# DIRECTIONS FOR THIS TASK
Leaving the pictures out, print the lines from the first line of the listing through the line containing "fontsize=19.5, color=text_color)", exactly as they read, and no others.

# # # # #

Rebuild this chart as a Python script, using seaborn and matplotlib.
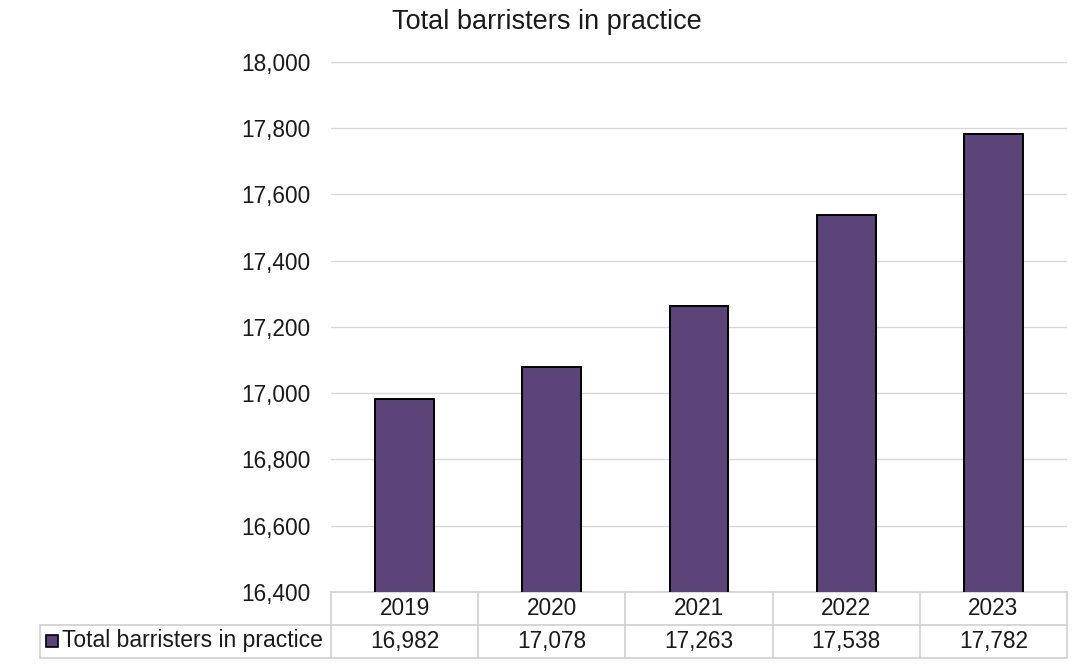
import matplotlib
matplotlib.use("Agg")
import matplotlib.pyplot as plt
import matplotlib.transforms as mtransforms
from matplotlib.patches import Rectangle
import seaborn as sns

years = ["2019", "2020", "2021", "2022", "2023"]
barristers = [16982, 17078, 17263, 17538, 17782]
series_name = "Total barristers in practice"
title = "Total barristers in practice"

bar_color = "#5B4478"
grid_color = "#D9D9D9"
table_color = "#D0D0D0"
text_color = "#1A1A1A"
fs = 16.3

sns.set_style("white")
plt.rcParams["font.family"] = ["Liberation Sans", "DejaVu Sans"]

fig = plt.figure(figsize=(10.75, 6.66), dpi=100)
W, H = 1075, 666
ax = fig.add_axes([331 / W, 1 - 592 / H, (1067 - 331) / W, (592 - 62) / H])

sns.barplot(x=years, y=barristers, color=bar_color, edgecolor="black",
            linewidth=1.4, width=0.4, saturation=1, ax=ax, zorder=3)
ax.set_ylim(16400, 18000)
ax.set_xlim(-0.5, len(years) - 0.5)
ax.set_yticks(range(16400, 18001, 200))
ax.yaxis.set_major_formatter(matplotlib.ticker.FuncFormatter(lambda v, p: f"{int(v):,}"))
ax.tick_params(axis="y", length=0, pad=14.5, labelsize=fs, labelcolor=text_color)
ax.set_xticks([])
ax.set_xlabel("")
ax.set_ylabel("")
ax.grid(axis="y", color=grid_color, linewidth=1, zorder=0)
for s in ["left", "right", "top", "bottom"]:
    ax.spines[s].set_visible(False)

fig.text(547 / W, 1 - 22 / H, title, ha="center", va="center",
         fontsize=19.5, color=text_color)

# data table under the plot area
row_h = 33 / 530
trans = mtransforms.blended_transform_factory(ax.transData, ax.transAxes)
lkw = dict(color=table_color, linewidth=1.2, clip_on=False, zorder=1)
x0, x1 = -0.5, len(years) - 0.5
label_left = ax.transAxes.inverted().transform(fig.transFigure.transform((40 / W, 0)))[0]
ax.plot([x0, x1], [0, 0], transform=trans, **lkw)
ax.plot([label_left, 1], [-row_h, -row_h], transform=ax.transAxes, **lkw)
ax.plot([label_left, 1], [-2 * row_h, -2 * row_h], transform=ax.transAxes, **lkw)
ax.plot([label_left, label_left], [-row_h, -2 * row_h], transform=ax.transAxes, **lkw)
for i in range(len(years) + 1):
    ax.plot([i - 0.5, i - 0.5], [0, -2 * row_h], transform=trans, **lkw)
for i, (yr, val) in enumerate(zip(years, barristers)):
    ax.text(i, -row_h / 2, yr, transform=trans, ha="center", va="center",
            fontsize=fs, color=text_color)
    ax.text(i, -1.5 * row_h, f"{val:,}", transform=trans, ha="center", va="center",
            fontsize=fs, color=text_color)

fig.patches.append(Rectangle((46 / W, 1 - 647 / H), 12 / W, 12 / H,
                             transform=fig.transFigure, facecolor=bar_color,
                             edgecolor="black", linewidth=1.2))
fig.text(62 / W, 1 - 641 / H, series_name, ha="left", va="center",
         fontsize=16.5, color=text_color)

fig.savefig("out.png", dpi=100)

# # # # #

# FULL OUTPUT
Rebuild this chart as a Python script, using seaborn and matplotlib.
import matplotlib
matplotlib.use("Agg")
import matplotlib.pyplot as plt
import matplotlib.transforms as mtransforms
from matplotlib.patches import Rectangle
import seaborn as sns

years = ["2019", "2020", "2021", "2022", "2023"]
barristers = [16982, 17078, 17263, 17538, 17782]
series_name = "Total barristers in practice"
title = "Total barristers in practice"

bar_color = "#5B4478"
grid_color = "#D9D9D9"
table_color = "#D0D0D0"
text_color = "#1A1A1A"
fs = 16.3

sns.set_style("white")
plt.rcParams["font.family"] = ["Liberation Sans", "DejaVu Sans"]

fig = plt.figure(figsize=(10.75, 6.66), dpi=100)
W, H = 1075, 666
ax = fig.add_axes([331 / W, 1 - 592 / H, (1067 - 331) / W, (592 - 62) / H])

sns.barplot(x=years, y=barristers, color=bar_color, edgecolor="black",
            linewidth=1.4, width=0.4, saturation=1, ax=ax, zorder=3)
ax.set_ylim(16400, 18000)
ax.set_xlim(-0.5, len(years) - 0.5)
ax.set_yticks(range(16400, 18001, 200))
ax.yaxis.set_major_formatter(matplotlib.ticker.FuncFormatter(lambda v, p: f"{int(v):,}"))
ax.tick_params(axis="y", length=0, pad=14.5, labelsize=fs, labelcolor=text_color)
ax.set_xticks([])
ax.set_xlabel("")
ax.set_ylabel("")
ax.grid(axis="y", color=grid_color, linewidth=1, zorder=0)
for s in ["left", "right", "top", "bottom"]:
    ax.spines[s].set_visible(False)

fig.text(547 / W, 1 - 22 / H, title, ha="center", va="center",
         fontsize=19.5, color=text_color)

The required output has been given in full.